Approximately 40 per cent of people’s daily activities are carried out routinely without actual decision-making. In practice, this means that in an identical or similar situation, action is taken in the same way as before. Typical routines in traffic are, for example, the choice of routes and modes of transport.

Routines are useful for human survival, as automated habits release resources for other activities. If a conscious decision had to be taken on each of the issues ahead, people would quickly be overburdened.

When repeated daily, a habit takes approximately one month to take root, depending on the complexity of the action. By learning new habits that will gradually become automatic, the amount of resources the habits require is reduced.

The model of changing habits is clear. Everything starts with identification:

  • Identify the routine: “I constantly speed a little”.
  • Test what works as a reward: “I feel like I’m getting there faster.”
  • Detect the underlying hint that leads to the action: “Feeling busy.”
  • Make a plan for change: “I’ll leave five minutes earlier.”

Emotions in traffic: anger can be controlled

Emotions are part of the human data-processing system. The feeling often comes on quickly and automatically as a result of some external stimulus. One important task of emotions is to act as an alarm system that focuses on changes in the environment.

If the alarm system is continuously triggered, alertness usually increases, and the situation is experienced as stressful. Particularly in a traffic jam, alertness may be high due to the rapid pace of the traffic. In this case, even the smallest unexpected new surprise will lead to irritation.

It is not necessarily possible to prevent such emotions, but instead, we can influence the duration of the emotions and how we allow them to affect our behaviour. The surge of emotion often passes quickly if the problem is not chewed over. A more conscious interpretation of the situation will follow the surge of emotion.

Particularly in traffic, irritation or other similar emotions must not be allowed to turn into action.

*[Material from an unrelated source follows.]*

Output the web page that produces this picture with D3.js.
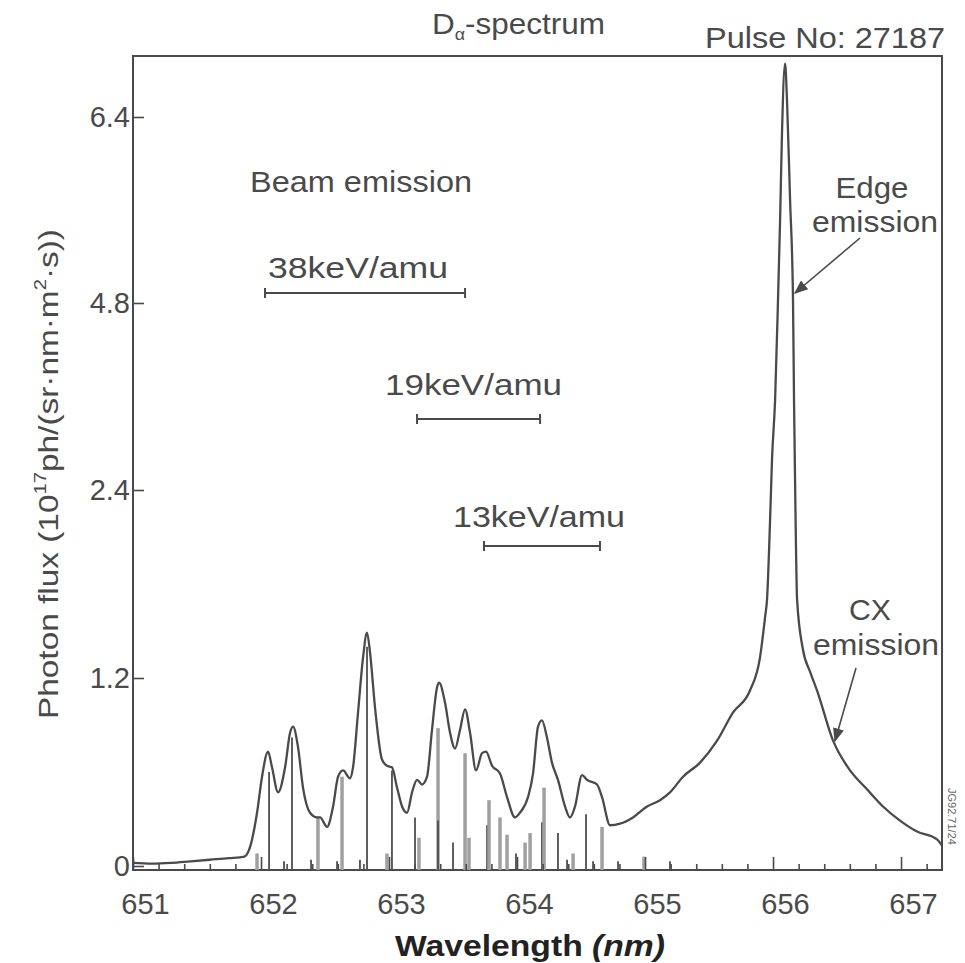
<!DOCTYPE html>
<html><head><meta charset="utf-8">
<script src="https://cdn.jsdelivr.net/npm/d3@7"></script>
<style>body{margin:0;background:#fff}svg{display:block}text{font-family:"Liberation Sans",Arial,sans-serif}</style>
</head><body>
<svg id="c" width="965" height="963"></svg>
<script>
// ---- data ----
const wavelength = [651.00,651.15,651.30,651.45,651.60,651.75,651.87,651.914,651.969,652.008,652.055,652.086,652.133,652.188,652.227,652.25,652.289,652.328,652.383,652.438,652.461,652.516,652.563,652.602,652.641,652.695,652.719,652.758,652.797,652.828,652.852,652.891,652.945,652.984,653.023,653.063,653.102,653.141,653.18,653.219,653.258,653.297,653.336,653.375,653.391,653.438,653.477,653.516,653.555,653.594,653.633,653.68,653.727,653.758,653.805,653.867,653.922,653.984,654.023,654.086,654.125,654.164,654.195,654.234,654.273,654.32,654.375,654.414,654.453,654.508,654.547,654.625,654.664,654.727,654.805,654.906,655.016,655.117,655.195,655.297,655.43,655.563,655.688,655.82,655.898,655.938,655.953,655.977,655.992,656.016,656.039,656.055,656.07,656.094,656.109,656.133,656.156,656.164,656.172,656.188,656.234,656.289,656.344,656.469,656.602,656.734,656.859,656.992,657.125,657.281,657.32];
const photonFlux = [0.02,0.015,0.02,0.03,0.04,0.05,0.06,0.12,0.34,0.57,0.73,0.63,0.47,0.63,0.85,0.89,0.76,0.50,0.34,0.31,0.31,0.25,0.38,0.57,0.61,0.56,0.63,0.98,1.33,1.49,1.36,1.01,0.68,0.64,0.63,0.50,0.38,0.34,0.47,0.55,0.52,0.57,0.87,1.14,1.17,1.04,0.85,0.75,0.87,1.00,0.85,0.61,0.72,0.73,0.64,0.59,0.44,0.31,0.34,0.44,0.59,0.89,0.93,0.82,0.66,0.55,0.38,0.31,0.38,0.58,0.55,0.52,0.44,0.26,0.27,0.31,0.38,0.42,0.47,0.57,0.66,0.80,0.98,1.12,1.33,1.59,1.70,2.21,2.79,3.55,4.83,5.51,6.26,6.86,6.55,5.69,4.83,3.55,2.53,1.70,1.38,1.24,1.12,0.80,0.61,0.49,0.38,0.29,0.22,0.17,0.13];
// beam-emission component lines
const lineWavelength = [651.969,652.063,652.18,652.242,652.391,652.445,652.594,652.633,652.773,652.828,652.984,653.023,653.203,653.234,653.383,653.383,653.5,653.594,653.625,653.766,653.781,653.867,653.922,653.992,654.063,654.102,654.195,654.211,654.32,654.391,654.438,654.539,654.594,654.664,654.789,654.992,655.195];
const lineFlux =       [0.08,0.60,0.03,0.82,0.04,0.31,0.03,0.57,0.04,1.40,0.08,0.61,0.31,0.18,0.88,0.29,0.15,0.72,0.18,0.26,0.42,0.31,0.20,0.08,0.15,0.21,0.28,0.50,0.21,0.04,0.08,0.33,0.03,0.25,0.03,0.06,0.03];
const lineKind =       ["g","d","d","d","d","g","d","g","d","d","g","d","d","g","g","d","d","g","g","d","g","g","g","d","g","g","d","g","d","d","g","d","d","g","d","g","d"];
const yTicks = [0, 1.2, 2.4, 4.8, 6.4];
const yTickLabels = ["0", "1.2", "2.4", "4.8", "6.4"];
const xTicks = [651, 652, 653, 654, 655, 656, 657];
const energyLabels = ["38keV/amu", "19keV/amu", "13keV/amu"];
const energyStart = [652.031, 653.219, 653.742];
const energyEnd = [653.594, 654.18, 654.648];

// ---- layout ----
const svg = d3.select("#c");
const L = 133, R = 942, T = 56, B = 870;
const x = d3.scaleLinear().domain([651, 657.32]).range([L, R]);
const y = d3.scaleLinear().domain(yTicks).range([866, 678, 490, 303, 117]);
const ink = "#4a4a4a";

function label(xp, yp, txt, len, anchor) {
  return svg.append("text").attr("x", xp).attr("y", yp).attr("font-size", 30).attr("fill", ink)
    .attr("text-anchor", anchor || "start").attr("textLength", len).attr("lengthAdjust", "spacingAndGlyphs").text(txt);
}

// frame
svg.append("rect").attr("x", L).attr("y", T).attr("width", R - L).attr("height", B - T)
  .attr("fill", "none").attr("stroke", ink).attr("stroke-width", 2);

// component lines
const sticks = lineWavelength.map((w, i) => ({w, v: lineFlux[i], k: lineKind[i]}));
svg.append("g").selectAll("line").data(sticks).join("line")
  .attr("x1", d => x(d.w)).attr("x2", d => x(d.w))
  .attr("y1", B).attr("y2", d => y(d.v))
  .attr("stroke", d => d.k === "g" ? "#a0a0a0" : "#4e4e4e")
  .attr("stroke-width", d => d.k === "g" ? 3.5 : 1.8);

// spectrum
const pts = wavelength.map((w, i) => [w, photonFlux[i]]);
svg.append("path").datum(pts)
  .attr("d", d3.line().x(d => x(d[0])).y(d => y(d[1])).curve(d3.curveMonotoneX))
  .attr("fill", "none").attr("stroke", ink).attr("stroke-width", 2.3).attr("stroke-linejoin", "round");

// axes
const xMinor = d3.range(651, 657.3, 0.2).filter(v => Math.abs(v - Math.round(v)) > 1e-6);
const xAxisG = svg.append("g").attr("transform", `translate(0,${B})`);
xAxisG.call(d3.axisTop(x).tickValues(xMinor).tickSize(6).tickFormat(""));
xAxisG.call(g => g.select(".domain").remove());
const xMajor = svg.append("g").attr("transform", `translate(0,${B})`)
  .call(d3.axisTop(x).tickValues(xTicks).tickSize(13).tickFormat(d3.format("d")));
xMajor.select(".domain").remove();
xMajor.selectAll("text").attr("y", 23).attr("dy", "0.71em").attr("dx", 12)
  .attr("font-size", 29).attr("fill", ink).attr("font-family", "Liberation Sans, Arial, sans-serif");
svg.selectAll(".tick line").attr("stroke", ink).attr("stroke-width", 1.6);

const yAxisG = svg.append("g").attr("transform", `translate(${L},0)`)
  .call(d3.axisRight(y).tickValues(yTicks).tickSize(11).tickFormat((d, i) => yTickLabels[i]));
yAxisG.select(".domain").remove();
yAxisG.selectAll(".tick line").attr("stroke", ink).attr("stroke-width", 1.6);
yAxisG.selectAll("text").attr("x", -3).attr("text-anchor", "end")
  .attr("font-size", 29).attr("fill", ink).attr("font-family", "Liberation Sans, Arial, sans-serif");

// titles
const t = svg.append("text").attr("x", 432).attr("y", 34).attr("font-size", 30).attr("fill", ink)
  .attr("textLength", 173).attr("lengthAdjust", "spacingAndGlyphs");
t.append("tspan").text("D");
t.append("tspan").text("α").attr("font-size", 17).attr("dy", 6);
t.append("tspan").text("-spectrum").attr("dy", -6);
label(945, 48, "Pulse No: 27187", 240, "end");

// y label
const yl = svg.append("text").attr("transform", "translate(58,474) rotate(-90)")
  .attr("text-anchor", "middle").attr("font-size", 28).attr("fill", ink)
  .attr("textLength", 490).attr("lengthAdjust", "spacingAndGlyphs");
yl.append("tspan").text("Photon flux (10");
yl.append("tspan").text("17").attr("font-size", 17).attr("dy", -12);
yl.append("tspan").text("ph/(sr·nm·m").attr("dy", 12);
yl.append("tspan").text("2").attr("font-size", 17).attr("dy", -12);
yl.append("tspan").text("·s))").attr("dy", 12);

// x label
const xl = svg.append("text").attr("x", 530).attr("y", 956).attr("text-anchor", "middle")
  .attr("font-size", 29).attr("font-weight", "bold").attr("fill", "#222")
  .attr("textLength", 270).attr("lengthAdjust", "spacingAndGlyphs");
xl.append("tspan").text("Wavelength ");
xl.append("tspan").text("(nm)").attr("font-style", "italic");

// annotations
label(250, 192, "Beam emission", 222);
const eLabelY = [278, 395, 527];
const eBarY = [293, 419, 546];
const eLabelX = [268, 385, 453];
const eLabelLen = [180, 177, 172];
energyLabels.forEach((lab, i) => {
  label(eLabelX[i], eLabelY[i], lab, eLabelLen[i]);
  const g = svg.append("g").attr("stroke", ink).attr("stroke-width", 2);
  g.append("line").attr("x1", x(energyStart[i])).attr("x2", x(energyEnd[i])).attr("y1", eBarY[i]).attr("y2", eBarY[i]);
  g.append("line").attr("x1", x(energyStart[i])).attr("x2", x(energyStart[i])).attr("y1", eBarY[i] - 5).attr("y2", eBarY[i] + 5);
  g.append("line").attr("x1", x(energyEnd[i])).attr("x2", x(energyEnd[i])).attr("y1", eBarY[i] - 5).attr("y2", eBarY[i] + 5);
});

svg.append("defs").append("marker").attr("id", "ah").attr("viewBox", "0 0 10 10")
  .attr("refX", 9).attr("refY", 5).attr("markerWidth", 14).attr("markerHeight", 14)
  .attr("markerUnits", "userSpaceOnUse").attr("orient", "auto")
  .append("path").attr("d", "M0,1 L10,5 L0,9 Z").attr("fill", ink);

label(872, 198, "Edge", 73, "middle");
label(875, 232, "emission", 126, "middle");
svg.append("line").attr("x1", 860).attr("y1", 238).attr("x2", 795).attr("y2", 293)
  .attr("stroke", ink).attr("stroke-width", 1.6).attr("marker-end", "url(#ah)");

label(870, 620, "CX", 42, "middle");
label(876, 655, "emission", 126, "middle");
svg.append("line").attr("x1", 856).attr("y1", 668).attr("x2", 835).attr("y2", 741)
  .attr("stroke", ink).attr("stroke-width", 1.6).attr("marker-end", "url(#ah)");

svg.append("text").attr("transform", "translate(948,788) rotate(90)").attr("font-size", 11)
  .attr("fill", "#666").text("JG92.71/24");
</script>
</body></html>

Here are some examples of how to control irritation in traffic:  

  • Breathe deeply and focus on breathing instead of the cause of irritation, without forgetting traffic.
  • Count to ten.
  • Focus on your own movement instead of what others are doing. Moving attention away from the subject of irritation quickly ends the surge of emotion.
  • Instead of getting angry, try to interpret other people’s behaviour more positively — with humour, for example.
  • Challenge your first interpretation of the situation — what if it was unintentional?
  • From the start, decide to move calmly and in cooperation with others. In addition to improving safety, you set a good example for others.
  • Avoid moving at times and in traffic situations that you consider stressful already in advance.

Other people’s actions in traffic can be interpreted more positively

When driving, most common communication cues, such as gestures, expressions, sounds and phrases, remain invisible, making it very difficult to interpret the content and tone of communication. Pedestrians and cyclists, whose faces are easier to see, are often described in a more humane way than, for instance, those travelling inside a car.

However, people constantly interpret other people and their actions. The less information available, the more likely we are to interpret other people’s actions based on classifications. The interpretation may be based on very simple categories such as vehicles, car brands, driver appearance or mode of transportation. This repeatedly causes misinterpretation.

In other words, other people moving in traffic are constantly associated with features that nothing can really be known about. Interpretations of the causes of other people’s actions are referred to as attributions.

When interpreting other people’s actions or mistakes, we also feel that they are directed against us, even though we do not have evidence that other people have even noticed us.

In the general discussion, misinterpretations are highlighted in classifications of different modes of transport: cyclists are cyclists and motorists are motorists, even though the same people sometimes use different modes of transport. The chosen means of transport seems to prevent people from seeing the person behind people moving in traffic.

Interaction in traffic starts with our own actions

  • Attentiveness: focus on moving when in traffic, not on additional tasks such as the smartphone.
  • Anticipation: anticipate the actions of others and act predictably yourself.
  • Signalling: signal what you are going to do on time and clearly.
  • Regulations: follow traffic regulations to help others anticipate and interpret your behaviour correctly.
  • Situational speed: keep the situational speed sufficiently low in order to have time to react to changes in the environment.
  • Safety equipment: use safety equipment in case of accidents.
  • Humanisation: remember that people moving around you are also people: somebody’s sister, brother, child, father or mother.